THE site of the ESB's three thermal units at Poolbeg in Dublin's ddocklands, which are due to be decommissioned in 2010, looks set to be handed over to one of the state power company's competitors, even though sources indicate it could be worth over 500m.
An ESB spokesman confirmed that, under its decommissioning deal with the Commission for Energy Regulation (CER), the site would be provided to independent generators, which precluded any other uses of the site. He said the land could be simply handed over or the independent generators might be asked to pay a nominal rent.
The revelation will surprise many in the property business who believe the site has considerable potential for commercial, residential or retail development.
Sources indicate that the land could easily achieve a price of 8m per acre if it were put up for sale. A precise value for the entire site is difficult to estimate, however, because the ESB has refused to disclose how much of the 90-acre campus it has to keep for the continued operation of its remaining power plant there.
One source said his only concern was the site's proximity to the proposed Poolbeg incinerator.
"If you were trying to sell swanky apartments and the view from the window was a plume of smoke from the incinerator, that would be a problem, " he said. "But even with the incinerator, it could still work as an office and retail development."
Sources close to the ESB have claimed that the Poolbeg site, even after decommissioning, would be too contaminated for use as anything other than an industrial site and that it would be impossible to rezone the land.
However, industrial decontamination expert Michael Cunningham, managing director of White Young Green Ireland environment, said all sites could be decontaminated.
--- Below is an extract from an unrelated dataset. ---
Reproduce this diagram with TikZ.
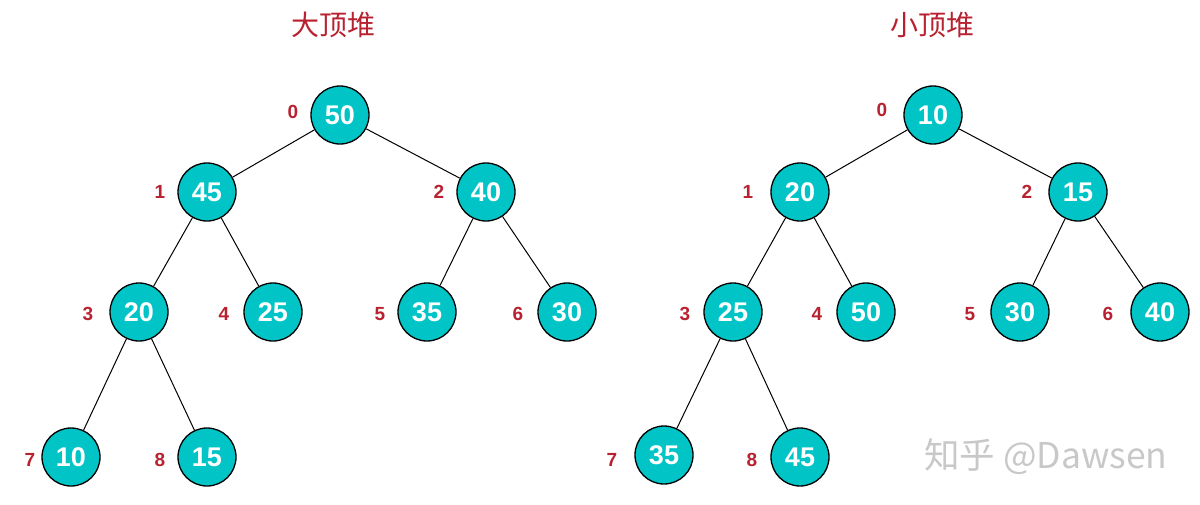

White Young Green has carried out decontamination work at high-profile sites including the Gasometer at Dublin's Barrow Street and numerous docklands areas in Dublin.
"You can remediate any site. What generally happens in cities is that the material for the basement is excavated and shipped overseas for treatment while the remainder is treated on-site, " he said.
He said the decontamination and reuse of old industrial sites tended to be the preferred option.
"That would be the policy in most developed countries: the first option for development you look at is brownfield sites."
A spokesman for the Commission for Energy Regulation (CER) confirmed that the Poolbeg site would continue to be used for power generation but he said it was too early to say how it would be transferred to the private sector.
"I think the purchase of the sites would be the most satisfactory outcome but if someone was willing to just pay rent, we would have no problem with that, " he said.
He was unable to say, however, whether the land would be sold at market value or at a nominal value decided by the regulator.
COMMENT
THE coming fight over Poolbeg's future is part of a fight about the character of Ireland's capital city.
Replacing the ESB's industrial age eyesore with something fit for human habitation is desirable.
New environment minister John Gormley and energy minister Eamon Ryan should be well-suited to this task once they get their feet under their desks.
But for all its ugliness, the Poolbeg site is familiar and distinctive. With the news that Guinness will abandon its ancestral home at St James's Gate, there is a risk that both sites will become homes for more glass and steel boxes indistinct from apartments and offices in any other city in the world. Dublin deserves better.